On the other hand, a beneficiary of an estate may delegate his or her authority to a third person pursuant to a power of attorney provided that the power of attorney is recorded in the office of the Surrogate that granted the administration or testamentary letters. It is our experience that many lending banks will not permit the use of general or limited powers of attorney to execute loan documents in these situations, but others, and some managing agents as well, will permit such use. If there is a will, a prudent practitioner should check the language of the will to see whether such power was specifically granted by the testator.
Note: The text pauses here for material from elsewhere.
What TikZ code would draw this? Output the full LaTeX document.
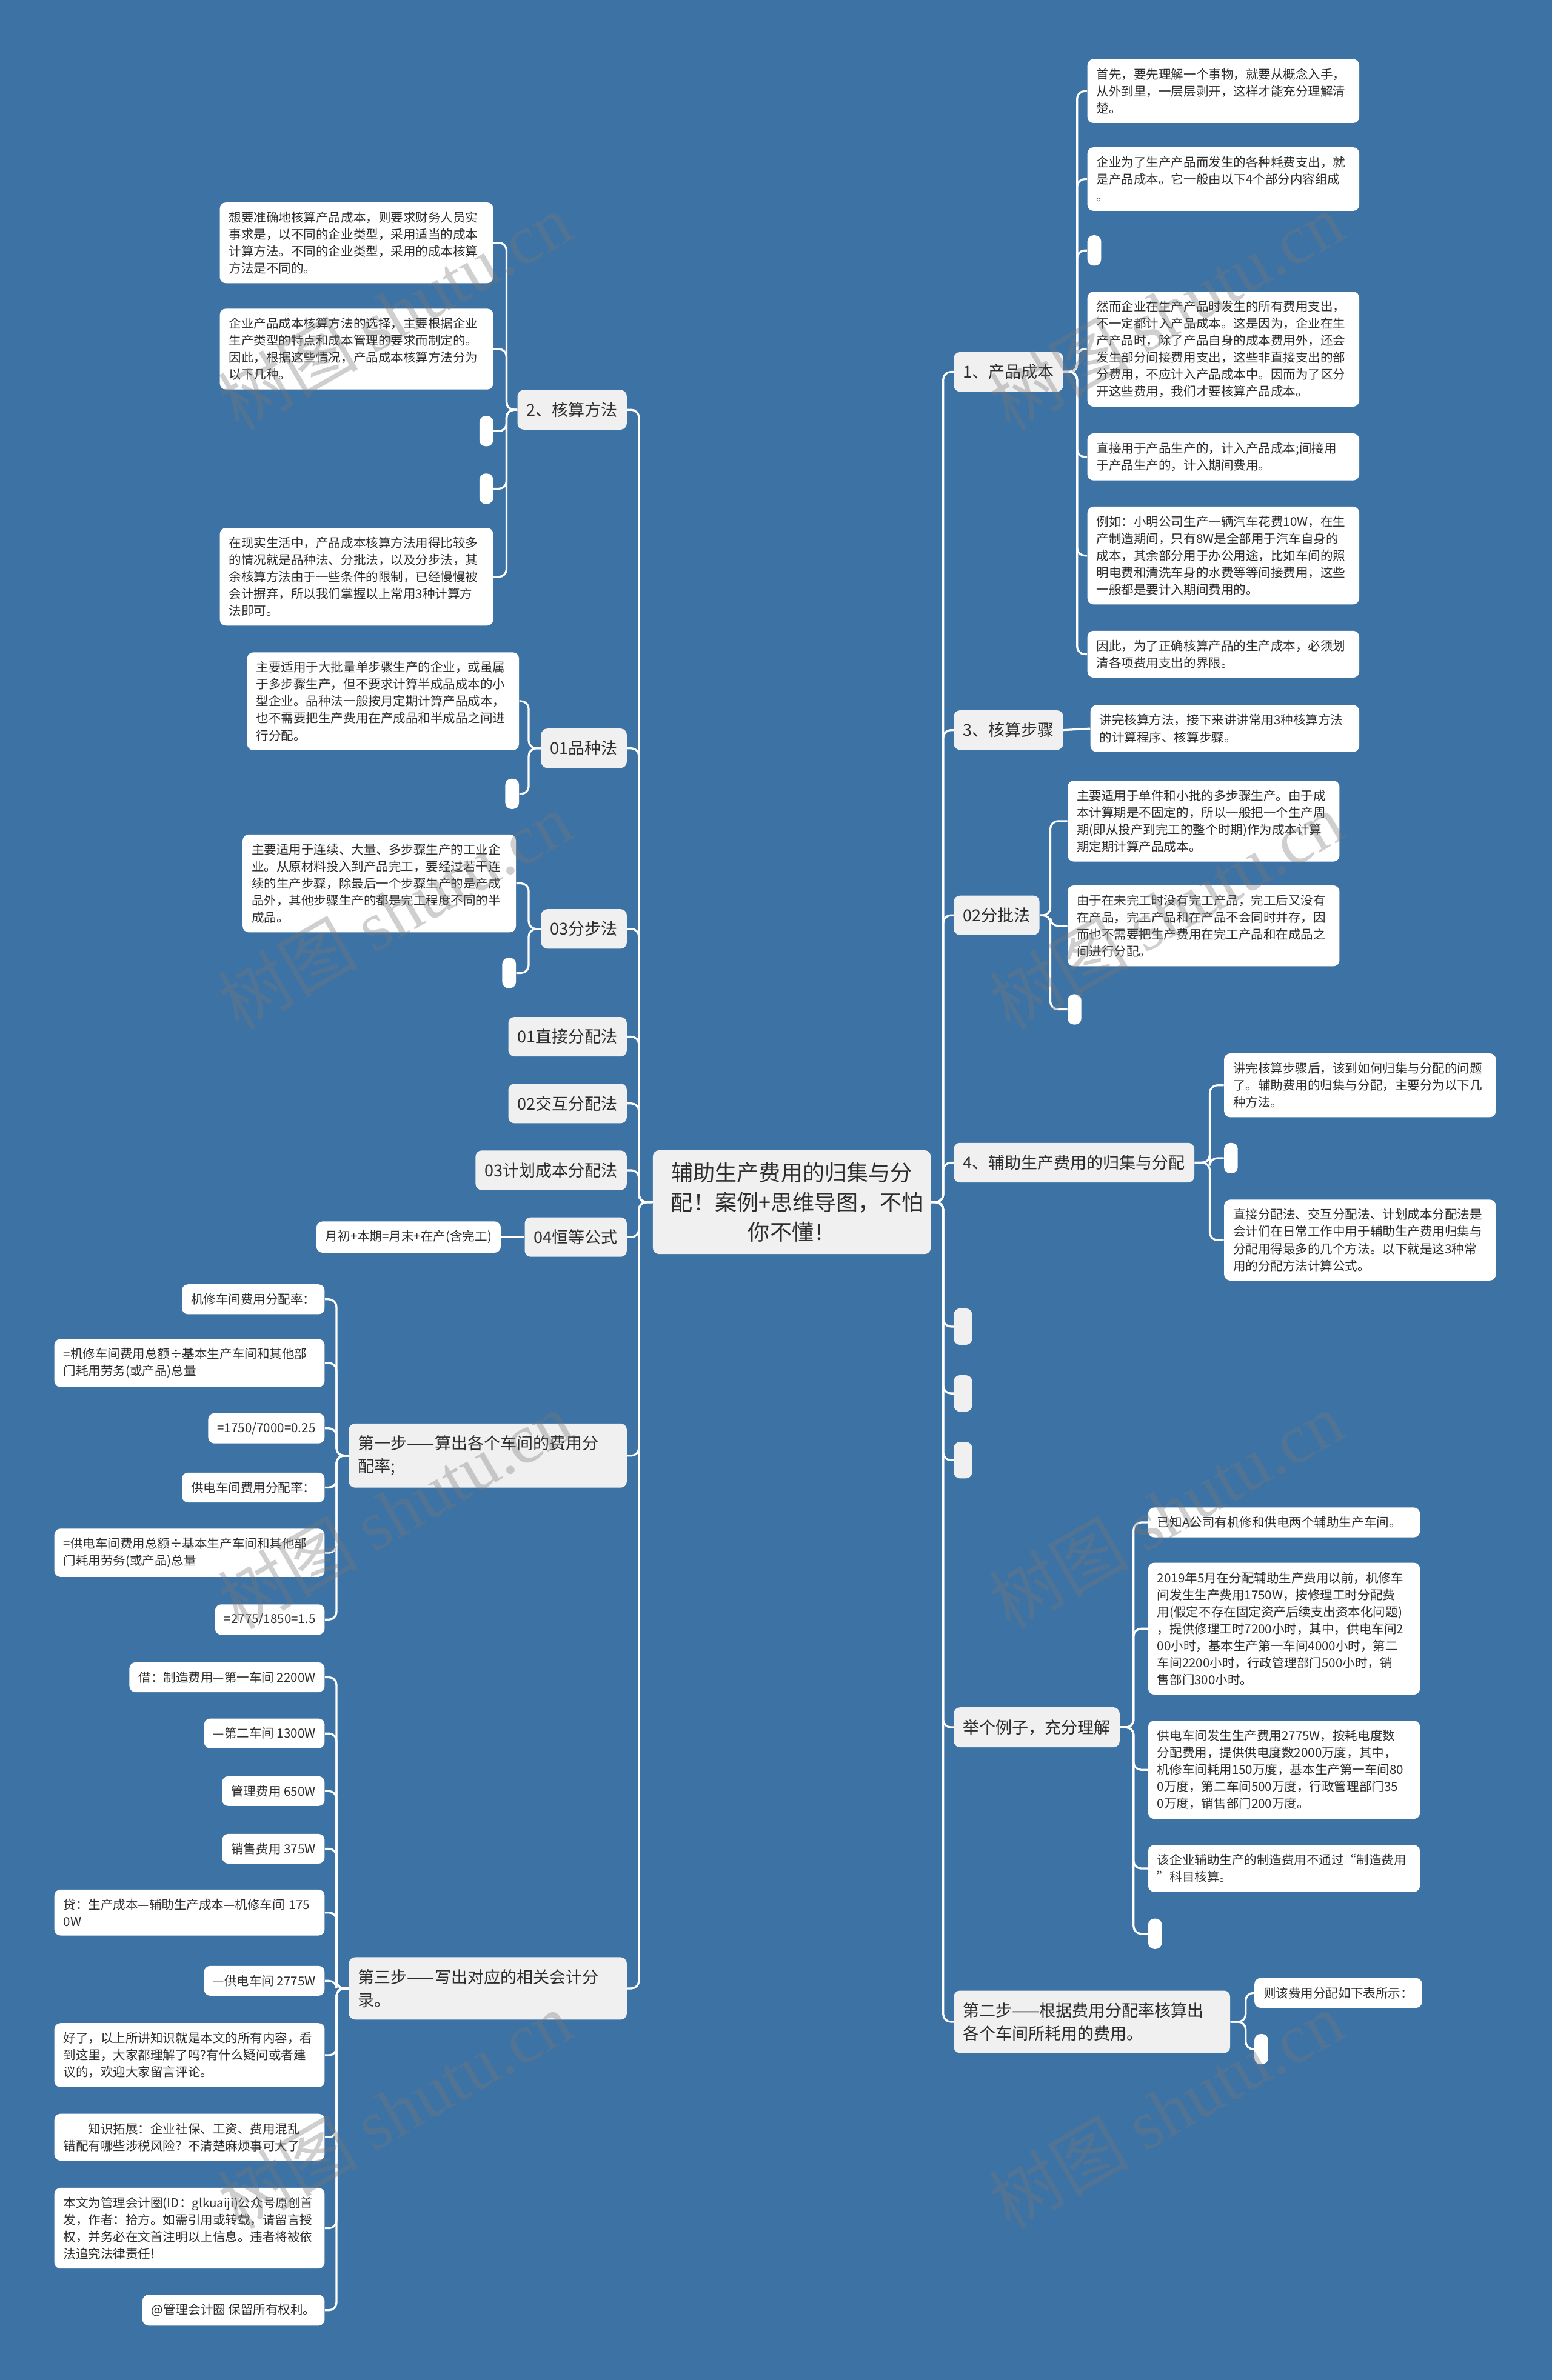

If it was, the title company, lender and managing agent may accept a validly executed power of attorney.

Counsel should not rely solely on title companies and managing agents to raise and investigate these issues, but should independently evaluate the issues and proactively take all necessary steps in a timely manner. By doing so, and raising all issues early in the transaction, you will be in a better position to ensure a smooth deal. Waiting for title companies or managing agents to raise these issues late in the transaction could well result in substantial delays and even terminated deals.

Summary

It bears repeating that all of the leg work should be done as early in the process as possible. Nobody likes surprises, and with the intense pressure on the parties as well as their counsel in this overheated market, it is encumbent on the seller’s counsel to fully and timely obtain all necessary documentation and to comply with all specific procedures outlined above. Any issues discovered in this due diligence process can be specifically addressed in the contract of sale. Should issues come up after the contract is executed, they can be dealt with through negotiation and amendments to the contract.